Deriving a key from a password
We can use a password to derive a key, which is what PBKDF2, bcrypt, scrypt and other key derivation functions do. That key is what can be used to encrypt a message. The key can have authentication added via HMAC and a hash code. We will use
cryptography, the whole key derivation process looks like this:
import os from cryptography.hazmat.backends import default_backend from cryptography.hazmat.primitives.hashes import SHA256 from cryptography.hazmat.primitives.kdf.pbkdf2 import PBKDF2HMAC password = b"password" salt = os.urandom(16) # bytes, i.e. 128 bits (minimum as per NIST SP 800-132) n_iter = 100*1000 kdf = PBKDF2HMAC( algorithm=SHA256(), length=32, # bytes, i.e. 256 bits salt=salt, iterations=n_iter, backend=default_backend() ) key = kdf.derive(password)
I am not a cryptographer, but here are a few remarks about some of the code in this snippet:
saltneeds to be randomly generated to be useful
iterationsshould be very high. To some extent, increasing the iteration count can offset a weak password.
- You will need to transmit
iterationsalong with your message to enable the recipient to derive the same key later on
How to encrypt message with a key
Now that we have a usable key, how to we use it to actually encrypt something?
Here I present two options. One is almost certainly how you should do it, the second is an implementation of a scheme proposed in the Security Stack Exchange that seemed quite interesting. I'm including the second to demonstrate that it's quite difficult to build a strong fortification from the crypto jenga-like primitives that higher-level developers have struggled with for decades.
Example 1: Using
Given the key that we have already generated, a few more imports allow us to generate URL-safe hidden messages that can be sent over the wire with some level of confidence that the contents will remain hidden:
from base64 import urlsafe_b64encode as base64 from cryptography.fernet import Fernet # [include snippet above] encryptor = Fernet(base64(key)) hidden_message_token = encryptor.encrypt(b"yolo")

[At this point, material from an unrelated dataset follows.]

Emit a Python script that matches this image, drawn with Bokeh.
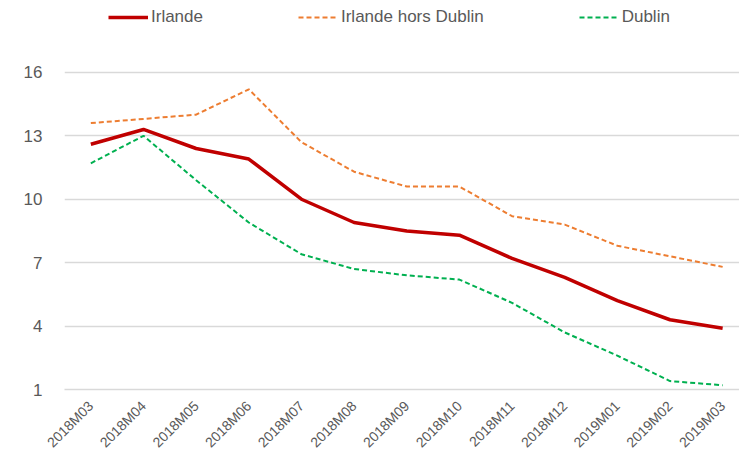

hidden_message_token is a base64-encoded message in that complies with the Fernet spec. It includes a timestamp, the ciphertext and some other metadata that enables the token to be authenticated.
To allow someone else to decrypt
hidden_message_token from the password, they need to be able to generate
key. That means you will also need to send
key is generated, create another
encryptor, then all they will need is the following:
message = encryptor.decrypt(hidden_message_token)
Example 2: DIY crypto
Somewhere you learn that Fermat uses the following under the hood:
All encryption ... is done with AES 128 in CBC mode.
What? Surely not! Surely that's not what happens. And, in a sense, you would be right. NaCl/libsodium uses AES 256 GCM. And to make things a tad more complex, ChaCha20-Poly1305 would probably be the first choice.
So anyway, you decide to take a look online for how to encrypt messages with a password and you find a promising answer. Here is an implementation of the setup and encryption phases of that answer.
import os import random import cryptography from cryptography.hazmat.primitives import hashes from cryptography.hazmat.primitives.ciphers import Cipher, algorithms, modes from cryptography.hazmat.primitives.kdf.pbkdf2 import PBKDF2HMAC from cryptography.hazmat.backends import default_backend message = "Papa Bear, this is Little Bear. The Monkey has the Green Banana." password = "yolo" ## SETUP STEP # crypto_backend = default_backend() k1 = os.urandom(16) # 128 bits iv = os.urandom(16) # 128 bits salt = os.urandom(16) # 128 bits, minimum NIST SP 800-132 n_iters = 100*1000 kdf = PBKDF2HMAC( algorithm=hashes.SHA256(), length=32, salt=salt, iterations=n_iters, backend=crypto_backend ) intermediate_key = kdf.derive(password) k2 = intermediate_key[:16] k3 = intermediate_key[16:] cipher = Cipher(algorithms.AES(k2), modes.CBC(iv), backend=crypto_backend) encryptor = cipher.encryptor() ct = encryptor.update(k1) + encryptor.finalize() # At this stage, we can store ct, k3, salt and iv # for later use to encyrpt and decrypt data ## ENCRYPTION STEP # assume that we have loaded ct, k3, salt and iv # from storage, we need to regenerate k1 and k2 # from the password kdf = PBKDF2HMAC( algorithm=hashes.SHA256(), length=32, salt=salt, iterations=n_iters, backend=crypto_backend ) intermediate_key_2 = kdf.derive(password) k2_2 = intermediate_key[:16] k3_2 = intermediate_key[16:] assert k3 == k3_2 # means that we know the password is ok cipher = Cipher(algorithms.AES(k2_2), modes.CBC(iv), backend=crypto_backend) decryptor = cipher.decryptor() k1_2 = decryptor.update(ct) + decryptor.finalize() assert k1 == k1_2 # just checking file_cipher = Cipher(algorithms.AES(k1_2), modes.CBC(iv), backend=crypto_backend) # to encrypt, use file_cipher and make sure you finalize so that padding is # dealt with properly file_encryptor = file_cipher.encryptor() hidden_message = file_encryptor.update(message) + file_encryptor.finalize()
There's quite a lot going on here. I am sure that I will receive an email about how terrible this code is. That's probably why it's best to stick with the higher-level APIs.